UK: Rezatec, a leading provider of geospatial data analytics, has launched a free smartphone app which acts as a portal for farmers to record their agricultural activities and provides recommendations for optimal sowing and irrigation scheduling. Based on preliminary results from the experimental stations, the app has demonstrated the potential to increase wheat yields by up to 12%.
COMPASS v2.0 provides decisions based on Earth observation satellite data, in-situ field data captured by farmers, and a sophisticated crop model, to identify factors that might cause lower crop performance. In the Yaqui Valley in Mexico, a region that relies on irrigation due to varying climatic conditions, water security is a serious challenge. With general circulation models predicting less water availability in the future, farmers must be very precise in their irrigation management.
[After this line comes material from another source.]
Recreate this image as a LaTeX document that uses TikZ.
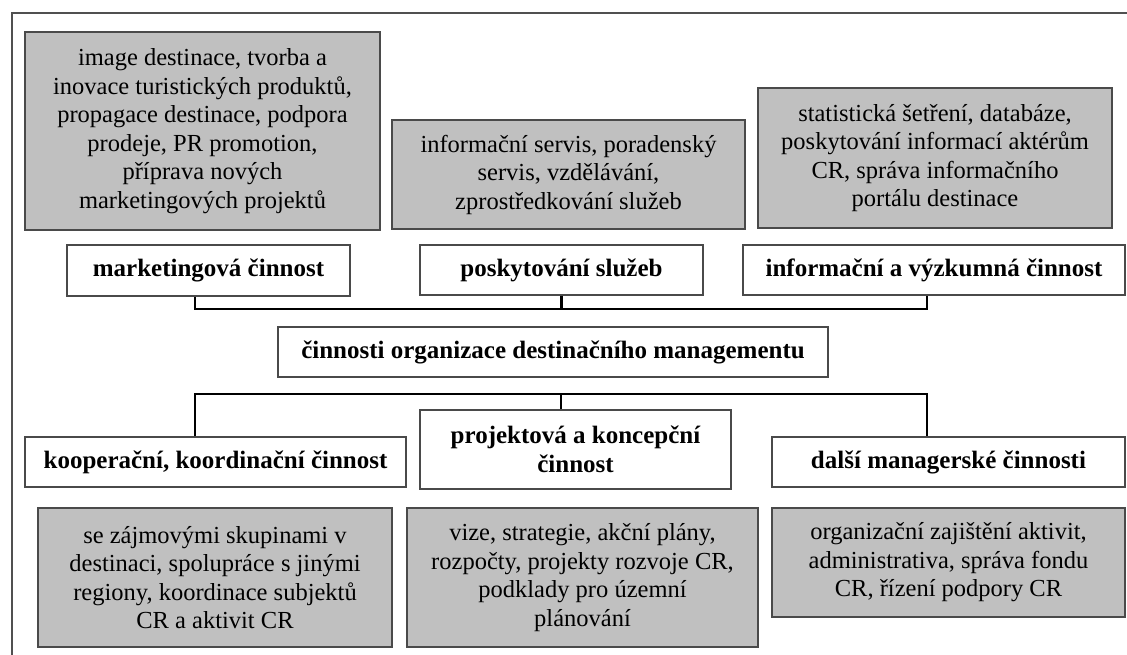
\documentclass[tikz,border=0pt]{standalone}
\usepackage{fontspec}
\setmainfont{Liberation Serif}
\definecolor{boxgray}{HTML}{C0C0C0}
\definecolor{boxline}{HTML}{4A4A4A}
\definecolor{frameline}{HTML}{505050}
\begin{document}
\begin{tikzpicture}[x=1pt,y=-1pt,
  graybox/.style={draw=boxline, line width=1.8pt, fill=boxgray, align=center, inner sep=0pt,
    font=\fontsize{24.5}{28.5}\selectfont},
  whitebox/.style={draw=boxline, line width=1.8pt, fill=white, align=center, inner sep=0pt,
    font=\fontsize{25}{28.5}\selectfont\bfseries},
  conn/.style={line width=2.4pt, draw=black},
  frame/.style={line width=2pt, draw=frameline}]
\useasboundingbox (0,0) rectangle (1127,655);
% frame
\coordinate (fbl) at (12,655);
\coordinate (ftl) at (12,13);
\coordinate (ftr) at (1127,13);
\draw[frame] (fbl) -- (ftl) -- (ftr);
% top detail boxes
\node[graybox, minimum width=355pt, minimum height=198pt] (g1) at (202.5,131)
  {image destinace, tvorba a\\inovace turistických produktů,\\propagace destinace, podpora\\prodeje, PR promotion,\\příprava nových\\marketingových projektů};
\node[graybox, minimum width=353pt, minimum height=109pt] (g2) at (568.5,174.5)
  {informační servis, poradenský\\servis, vzdělávání,\\zprostředkování služeb};
\node[graybox, minimum width=354pt, minimum height=140pt] (g3) at (935,158)
  {statistická šetření, databáze,\\poskytování informací aktérům\\CR, správa informačního\\portálu destinace};
% top category boxes
\node[whitebox, minimum width=283pt, minimum height=51pt] (m) at (208.5,270.5) {marketingová činnost};
\node[whitebox, minimum width=283pt, minimum height=50pt] (p) at (561.5,270) {poskytování služeb};
\node[whitebox, minimum width=382pt, minimum height=50pt] (i) at (934,270) {informační a výzkumná činnost};
% central box
\node[whitebox, minimum width=550pt, minimum height=50pt] (c) at (553,352) {činnosti organizace destinačního managementu};
% bottom category boxes
\node[whitebox, minimum width=381pt, minimum height=50pt] (k) at (215.5,462) {kooperační, koordinační činnost};
\node[whitebox, minimum width=311pt, minimum height=79pt] (pk) at (575.5,449.5) {projektová a koncepční\\činnost};
\node[whitebox, minimum width=353pt, minimum height=50pt] (d) at (948.5,462) {další managerské činnosti};
% bottom detail boxes
\node[graybox, minimum width=354pt, minimum height=139pt] (b1) at (215,577.5)
  {se zájmovými skupinami v\\destinaci, spolupráce s jinými\\regiony, koordinace subjektů\\CR a aktivit CR};
\node[graybox, minimum width=351pt, minimum height=139pt] (b2) at (582.5,577.5)
  {vize, strategie, akční plány,\\rozpočty, projekty rozvoje CR,\\podklady pro územní\\plánování};
\node[graybox, minimum width=353pt, minimum height=109pt] (b3) at (948.5,562.5)
  {organizační zajištění aktivit,\\administrativa, správa fondu\\CR, řízení podpory CR};
% connectors
\coordinate (topbus) at (561.5,309);
\coordinate (botbus) at (561,394);
\draw[conn] ([xshift=-13.5pt]m.south) |- (topbus) -| ([xshift=-7pt]i.south);
\draw[conn] (p.south) -- (topbus);
\draw[conn] ([xshift=-20.5pt]k.north) |- (botbus) -| ([xshift=-21.5pt]d.north);
\draw[conn] ([xshift=-14.5pt]pk.north) -- (botbus);
\end{tikzpicture}
\end{document}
The technology will track crop growth performance allowing farmers to make more informed decisions about crop management.
“Yaqui Valley farmers are very experienced farmers; however, they can also benefit by using an app that is designed locally to inform and record their decisions,” explains Francelino Rodrigues, Precision Agriculture Scientist at CIMMYT. “Sowing and irrigation timing are well-known drivers of yield potential in that region – these are two features of the app we’re about to validate during this next season.”
The COMPASS project, led by Rezatec and part-funded by the UK Space Agency’s International Partnership Programme, is a collaboration between international scientists, businesses, farmers and agriculturalists, aimed at finding ways to use satellite data to better manage factors that cause the yield gap between crop potential and actual field performance in South America. Rezatec provides geospatial data analysis and the underlying technical platform upon which the project is based.
In October 2019, the UK Space Agency awarded additional funding to increase the scope of the project to include the crop maize, and to expand into Argentina.
“Extending the project to Argentina enables us to provide our innovative satellite-derived tools to even more farmers to enable them to make really critical decisions based on new insights about their crops and land that they previously didn’t have access to”, explained Dr Andrew Carrel, Chief Technology Officer at Rezatec.
Mexican COMPASS is a four-year project funded by the UK Space Agency’s International Partnership Programme (IPP). It is a collaboration between Rezatec, the University of Nottingham and Booker Tate in the UK; the International Maize and Wheat Improvement Center (CIMMYT) and the Colegio de Postgraduados (COLPOS) in Mexico and Instituto Nacional de Tecnología Agropecuaria (INTA) in Argentina.